Reflective learning for individual pupils
- Start a unit with a cold task where the pupil is asked to show what they already know about a given subject. Pupils can reflect on what they already know, what they might like to find out about and what they need to get better at doing. The same exercise can be repeated at the end of the unit, with added pupil reflection. Progress should be clear to see (highly motivating for pupils) and children are able to put into words how and why their performance/knowledge/skills improved. This gives pupils more of a steer on how to approach the next task and thus they become skilled at learning to learn.
- Learning Journals: I like these to be colourful and creative, like scrapbooks. Pupils can write in them weekly, monthly or termly. From my experience, pupils like to flex their artistry and design skills, which is really positive too. Learning journals are not formally assessed, as they represent an individual memoir of learning.

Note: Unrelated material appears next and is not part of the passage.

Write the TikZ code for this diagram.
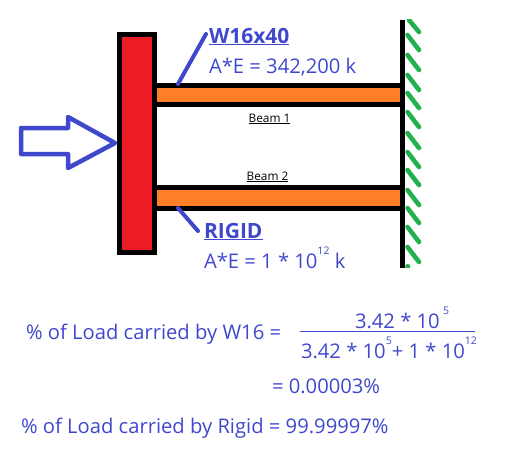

- To obtain a deeper reflection, the teacher could ask directed questions or provide sentence starters that change each week. The focus is on learning skills and ‘me as a learner’ rather than enjoyment ,although you can put a mark out of 10 for that too – I find that children really like rating their week in this way, and it gives the teacher further insight into how a child feels.
- 1:1 Tutorials – I would say that a 1:1 pupil/teacher tutorial once a term is essential, once a half-term if possible. These are like mini-appraisals and open up a deeper, more personalised dialogue about the holistic view of a child’s learning and attitudes to learning, much like an athlete and their coach.
*The OECD (Future and Skills 2030) pointed out that “Metacognitive skills include learning-to-learn skills and the ability to recognise one’s knowledge, skills, attitudes and values” were becoming essential and stated that “Metacognition, lifelong learning and understanding other cultures are needed to adapt to a changing environment.”